トランプは、多くの人たちが恐れていたような「戦争屋」でなかったことは喜ばしいことです。しかし、彼がbs artist(ホラ吹き)であると判った時点で別のリスクが心配になります。
彼の脅しは余り効果がないということは、皮肉にも、彼は実力行使無しでは目的を達成できないということにもなります。
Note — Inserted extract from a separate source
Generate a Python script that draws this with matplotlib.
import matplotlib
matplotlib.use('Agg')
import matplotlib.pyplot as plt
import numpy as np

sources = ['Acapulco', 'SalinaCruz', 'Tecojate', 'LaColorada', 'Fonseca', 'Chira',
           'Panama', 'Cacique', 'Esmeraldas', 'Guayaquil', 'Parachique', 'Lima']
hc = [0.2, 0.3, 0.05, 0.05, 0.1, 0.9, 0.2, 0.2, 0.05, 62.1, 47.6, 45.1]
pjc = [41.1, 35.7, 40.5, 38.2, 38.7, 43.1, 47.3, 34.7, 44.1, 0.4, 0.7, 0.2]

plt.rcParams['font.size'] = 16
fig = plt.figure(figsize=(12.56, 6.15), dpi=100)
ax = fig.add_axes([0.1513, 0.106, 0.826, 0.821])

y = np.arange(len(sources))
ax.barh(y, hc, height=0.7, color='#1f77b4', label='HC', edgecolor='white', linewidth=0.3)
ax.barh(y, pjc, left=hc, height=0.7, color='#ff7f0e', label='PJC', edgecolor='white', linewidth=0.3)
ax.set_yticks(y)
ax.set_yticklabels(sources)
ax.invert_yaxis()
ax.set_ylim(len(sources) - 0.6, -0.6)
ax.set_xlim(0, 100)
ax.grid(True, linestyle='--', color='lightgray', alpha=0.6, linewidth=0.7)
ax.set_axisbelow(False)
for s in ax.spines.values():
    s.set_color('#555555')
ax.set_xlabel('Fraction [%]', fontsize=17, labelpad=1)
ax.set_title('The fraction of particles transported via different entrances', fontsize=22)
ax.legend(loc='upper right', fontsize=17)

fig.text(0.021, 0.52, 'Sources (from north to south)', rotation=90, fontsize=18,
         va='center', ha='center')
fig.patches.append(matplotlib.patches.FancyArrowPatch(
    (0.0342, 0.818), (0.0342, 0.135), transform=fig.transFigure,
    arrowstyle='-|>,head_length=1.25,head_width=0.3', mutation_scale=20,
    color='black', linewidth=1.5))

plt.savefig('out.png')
一時、トランプがニクソンの”madman theory” (「核戦争も辞さぬ狂人」を装い、敵国の譲歩を引き出す瀬戸際戦略「狂人理論」)を国際問題で実行に移してニクソン氏より上手く立ち回るかもしれないと思われていたこともありましたが、北朝鮮に対しては通用しなかったし、イランに通用するとも思えません。もしかして、来年なったら、トランプは戦争を回避させたとして自分の功績を吹聴し、相手のローハニ大統領を「非凡な能力の持ち主で冗談好きな知的で実力があり国民を愛する指導者」だと持ち上げることになるかもしれません。

わたしが一番恐れているのは、トランプが散々怒鳴り散らしウソ八百を並べたので、自分の脅しが本物であることを信じてもらうために、実際に戦争を始めるハメになることです。